Records from a dataset:
_ _ _ _ _

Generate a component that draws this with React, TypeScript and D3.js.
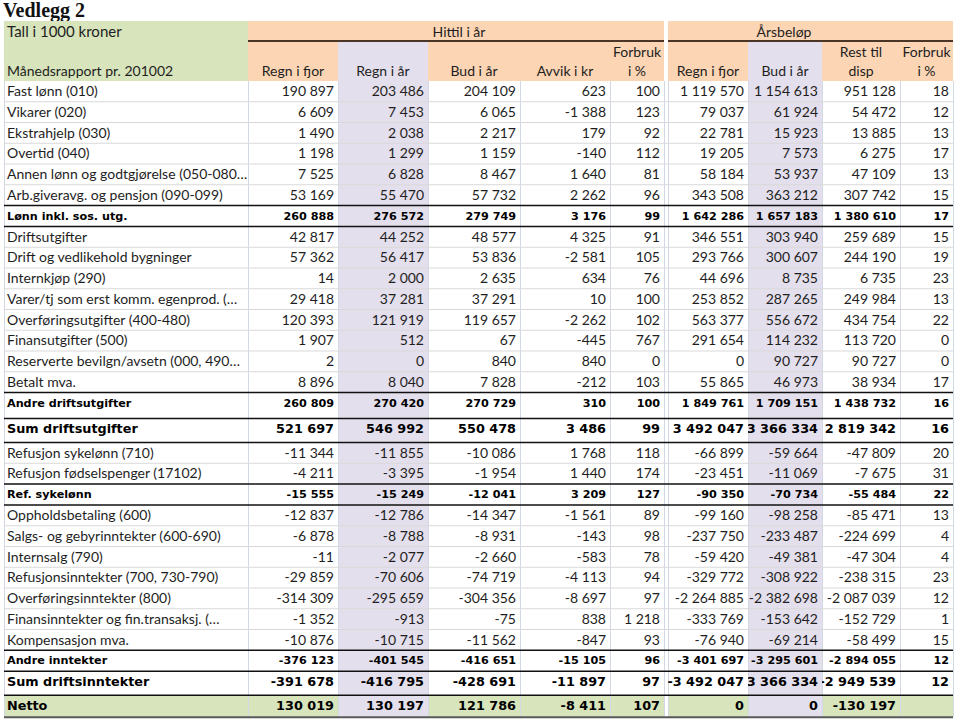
import React from "react";
import * as d3 from "d3";

// ---- data (Tall i 1000 kroner, månedsrapport pr. 201002) ----
const labels = [
  "Fast lønn (010)",
  "Vikarer (020)",
  "Ekstrahjelp (030)",
  "Overtid (040)",
  "Annen lønn og godtgjørelse (050-080…",
  "Arb.giveravg. og pensjon (090-099)",
  "Lønn inkl. sos. utg.",
  "Driftsutgifter",
  "Drift og vedlikehold bygninger",
  "Internkjøp (290)",
  "Varer/tj som erst komm. egenprod. (…",
  "Overføringsutgifter (400-480)",
  "Finansutgifter (500)",
  "Reserverte bevilgn/avsetn (000, 490…",
  "Betalt mva.",
  "Andre driftsutgifter",
  "Sum driftsutgifter",
  "Refusjon sykelønn (710)",
  "Refusjon fødselspenger (17102)",
  "Ref. sykelønn",
  "Oppholdsbetaling (600)",
  "Salgs- og gebyrinntekter (600-690)",
  "Internsalg (790)",
  "Refusjonsinntekter (700, 730-790)",
  "Overføringsinntekter (800)",
  "Finansinntekter og fin.transaksj. (…",
  "Kompensasjon mva.",
  "Andre inntekter",
  "Sum driftsinntekter",
  "Netto",
];

const rowKinds = [
  "item", "item", "item", "item", "item", "item", "sub",
  "item", "item", "item", "item", "item", "item", "item", "item", "subGap",
  "sum",
  "item", "item", "sub",
  "item", "item", "item", "item", "item", "item", "item", "sub",
  "sum",
  "net",
];

// Hittil i år
const regnFjor = [190897, 6609, 1490, 1198, 7525, 53169, 260888, 42817, 57362, 14, 29418, 120393, 1907, 2, 8896, 260809, 521697, -11344, -4211, -15555, -12837, -6878, -11, -29859, -314309, -1352, -10876, -376123, -391678, 130019];
const regnAar = [203486, 7453, 2038, 1299, 6828, 55470, 276572, 44252, 56417, 2000, 37281, 121919, 512, 0, 8040, 270420, 546992, -11855, -3395, -15249, -12786, -8788, -2077, -70606, -295659, -913, -10715, -401545, -416795, 130197];
const budAar = [204109, 6065, 2217, 1159, 8467, 57732, 279749, 48577, 53836, 2635, 37291, 119657, 67, 840, 7828, 270729, 550478, -10086, -1954, -12041, -14347, -8931, -2660, -74719, -304356, -75, -11562, -416651, -428691, 121786];
const avvik = [623, -1388, 179, -140, 1640, 2262, 3176, 4325, -2581, 634, 10, -2262, -445, 840, -212, 310, 3486, 1768, 1440, 3209, -1561, -143, -583, -4113, -8697, 838, -847, -15105, -11897, -8411];
const forbrukHittil = [100, 123, 92, 112, 81, 96, 99, 91, 105, 76, 100, 102, 767, 0, 103, 100, 99, 118, 174, 127, 89, 98, 78, 94, 97, 1218, 93, 96, 97, 107];

// Årsbeløp
const aarRegnFjor = [1119570, 79037, 22781, 19205, 58184, 343508, 1642286, 346551, 293766, 44696, 253852, 563377, 291654, 0, 55865, 1849761, 3492047, -66899, -23451, -90350, -99160, -237750, -59420, -329772, -2264885, -333769, -76940, -3401697, -3492047, 0];
const aarBud = [1154613, 61924, 15923, 7573, 53937, 363212, 1657183, 303940, 300607, 8735, 287265, 556672, 114232, 90727, 46973, 1709151, 3366334, -59664, -11069, -70734, -98258, -233487, -49381, -308922, -2382698, -153642, -69214, -3295601, -3366334, 0];
const restDisp = [951128, 54472, 13885, 6275, 47109, 307742, 1380610, 259689, 244190, 6735, 249984, 434754, 113720, 90727, 38934, 1438732, 2819342, -47809, -7675, -55484, -85471, -224699, -47304, -238315, -2087039, -152729, -58499, -2894055, -2949539, -130197];
const forbrukAar = [18, 12, 13, 17, 13, 15, 17, 15, 19, 23, 13, 22, 0, 0, 17, 16, 16, 20, 31, 22, 13, 4, 4, 23, 12, 1, 15, 12, 12, null];

const groupHeaders = ["Hittil i år", "Årsbeløp"];
const colHeaders = [
  ["Regn i fjor"], ["Regn i år"], ["Bud i år"], ["Avvik i kr"], ["Forbruk", "i %"],
  ["Regn i fjor"], ["Bud i år"], ["Rest til", "disp"], ["Forbruk", "i %"],
];

// ---- layout ----
const W = 960;
const H = 721;
const LEFT = 4;
const COL_W = [244, 90, 90, 92, 90, 54, 4, 80, 74, 78, 53];
const edges = [LEFT, ...Array.from(d3.cumsum(COL_W), (v) => v + LEFT)];
const HEAD_TOP = 21;
const HEAD_MID = 41;
const BODY_TOP = 81;
const ROW_H: Record<string, number> = { item: 20.75, sub: 21, subGap: 26, sum: 24, net: 22 };

const GREEN = "#D8E4BC";
const PEACH = "#FCD5B4";
const LAV = "#E4DFEC";
const GRID = "#D3D9E4";
const TXT = "#1e1e1e";

const fmt = d3
  .formatLocale({ decimal: ",", thousands: "\u00a0", grouping: [3], currency: ["", ""], minus: "-" })
  .format(",d");

const series = [regnFjor, regnAar, budAar, avvik, forbrukHittil, null, aarRegnFjor, aarBud, restDisp, forbrukAar];
const lavenderCols = new Set([2, 8]);

const FONT = "Lato, 'Open Sans', sans-serif";
const BOLD = "'DejaVu Sans', Verdana, sans-serif";

function styleFor(kind: string) {
  if (kind === "item") return { family: FONT, size: 14, weight: 400, cap: 0.72 };
  if (kind === "sub" || kind === "subGap") return { family: BOLD, size: 11.2, weight: 700, cap: 0.73 };
  return { family: BOLD, size: 12.8, weight: 700, cap: 0.73 };
}

export default function App() {
  const heights = rowKinds.map((k) => ROW_H[k]);
  const tops = [BODY_TOP, ...Array.from(d3.cumsum(heights), (v) => v + BODY_TOP)];
  const bottom = tops[tops.length - 1];

  const valueCols = series
    .map((s, i) => ({ s, col: i + 1 }))
    .filter((d) => d.s !== null) as { s: (number | null)[]; col: number }[];

  const blackLines: number[] = [];
  const lightLines: number[] = [];
  rowKinds.forEach((k, i) => {
    if (i === 0) return;
    const prev = rowKinds[i - 1];
    if (k !== "item" || prev !== "item") blackLines.push(tops[i]);
    else lightLines.push(tops[i]);
  });

  const hx0 = edges[1];
  const hx1 = edges[6];
  const ax0 = edges[7];
  const ax1 = edges[11];
  const netRow = rowKinds.indexOf("net");

  return (
    <svg
      width={W}
      height={H}
      style={{ position: "absolute", left: 0, top: 0, background: "#fff" }}
    >
      <defs>
        {valueCols.map(({ col }) => (
          <clipPath id={`clip-${col}`} key={col}>
            <rect x={edges[col]} y={BODY_TOP} width={edges[col + 1] - edges[col]} height={bottom - BODY_TOP} />
          </clipPath>
        ))}
      </defs>

      <text x={3} y={17} fontFamily="'Liberation Serif', 'Times New Roman', serif" fontWeight={700} fontSize={20} fill="#111">
        Vedlegg 2
      </text>

      {/* header fills */}
      <rect x={LEFT} y={HEAD_TOP} width={edges[1] - LEFT} height={BODY_TOP - HEAD_TOP} fill={GREEN} />
      <rect x={hx0} y={HEAD_TOP} width={hx1 - hx0} height={BODY_TOP - HEAD_TOP} fill={PEACH} />
      <rect x={ax0} y={HEAD_TOP} width={ax1 - ax0} height={BODY_TOP - HEAD_TOP} fill={PEACH} />

      {/* lavender columns */}
      {[...lavenderCols].map((c) => (
        <rect key={c} x={edges[c]} y={HEAD_MID + 1} width={edges[c + 1] - edges[c]} height={bottom - HEAD_MID - 1} fill={LAV} />
      ))}

      {/* netto row fill */}
      {edges.slice(0, -1).map((x, c) =>
        c === 6 || lavenderCols.has(c) ? null : (
          <rect key={`n${c}`} x={x} y={tops[netRow]} width={edges[c + 1] - x} height={heights[netRow]} fill={GREEN} />
        )
      )}

      {/* grid */}
      {edges.map((x, i) => (
        <line key={`v${i}`} x1={x + 0.5} x2={x + 0.5} y1={BODY_TOP} y2={bottom} stroke={GRID} strokeWidth={1} />
      ))}
      {lightLines.map((y, i) => (
        <line key={`h${i}`} x1={LEFT} x2={edges[11]} y1={y} y2={y} stroke="#D9D9D9" strokeWidth={1} />
      ))}
      {blackLines.map((y, i) => (
        <line key={`b${i}`} x1={LEFT} x2={edges[11]} y1={y} y2={y} stroke="#111" strokeWidth={1.7} />
      ))}
      <line x1={LEFT} x2={edges[11]} y1={bottom} y2={bottom} stroke="#5a5a5a" strokeWidth={2.2} />

      {/* group header lines */}
      <line x1={hx0} x2={hx1} y1={HEAD_MID} y2={HEAD_MID} stroke="#4a3526" strokeWidth={2} />
      <line x1={ax0} x2={ax1} y1={HEAD_MID} y2={HEAD_MID} stroke="#4a3526" strokeWidth={2} />

      {/* header text */}
      <g fontFamily={FONT} fontSize={14} fill={TXT}>
        <text x={LEFT + 3} y={36.5} fontSize={15}>Tall i 1000 kroner</text>
        <text x={LEFT + 3} y={75.5}>Månedsrapport pr. 201002</text>
        <text x={(hx0 + hx1) / 2 + 3} y={36.5} textAnchor="middle">{groupHeaders[0]}</text>
        <text x={(ax0 + edges[10]) / 2} y={36.5} textAnchor="middle">{groupHeaders[1]}</text>
        {valueCols.map(({ col }, i) => {
          const lines = colHeaders[i];
          const cx = (edges[col] + edges[col + 1]) / 2;
          return lines.map((t, j) => (
            <text key={`${col}-${j}`} x={cx} y={75.5 - (lines.length - 1 - j) * 18.5} textAnchor="middle">
              {t}
            </text>
          ));
        })}
      </g>

      {/* body text */}
      {rowKinds.map((kind, r) => {
        const st = styleFor(kind);
        const y = tops[r] + 10 + (st.cap * st.size) / 2;
        return (
          <g key={r} fontFamily={st.family} fontSize={st.size} fontWeight={st.weight} fill={kind === "item" ? TXT : "#000"}>
            <text x={LEFT + 3} y={y}>{labels[r]}</text>
            {valueCols.map(({ s, col }) => {
              const v = s[r];
              if (v === null || v === undefined) return null;
              return (
                <text key={col} x={edges[col + 1] - 4} y={y} textAnchor="end" clipPath={`url(#clip-${col})`}>
                  {fmt(v)}
                </text>
              );
            })}
          </g>
        );
      })}
    </svg>
  );
}
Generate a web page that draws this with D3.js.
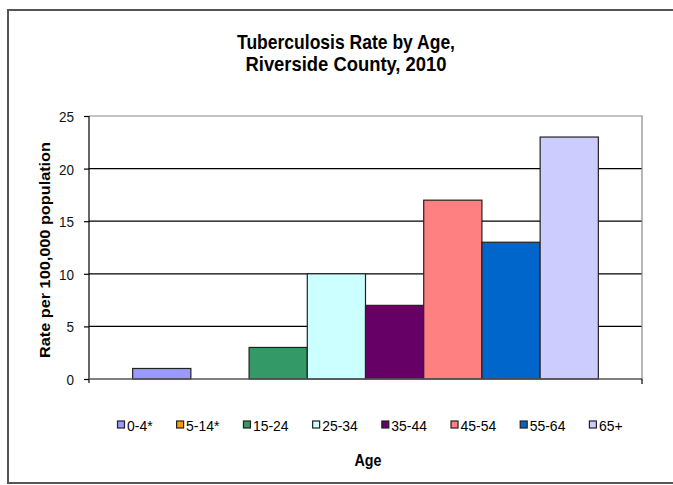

_ _ _ _ _

REQUIRED WORK:
Exactly reproduce the run of lines from the start of the listing through the line with "import * as", inclusive; pictures are not copied.

EXERCISE RESPONSE:
Generate a component that draws this with React, TypeScript and D3.js.
import React from "react";
import * as d3 from "d3";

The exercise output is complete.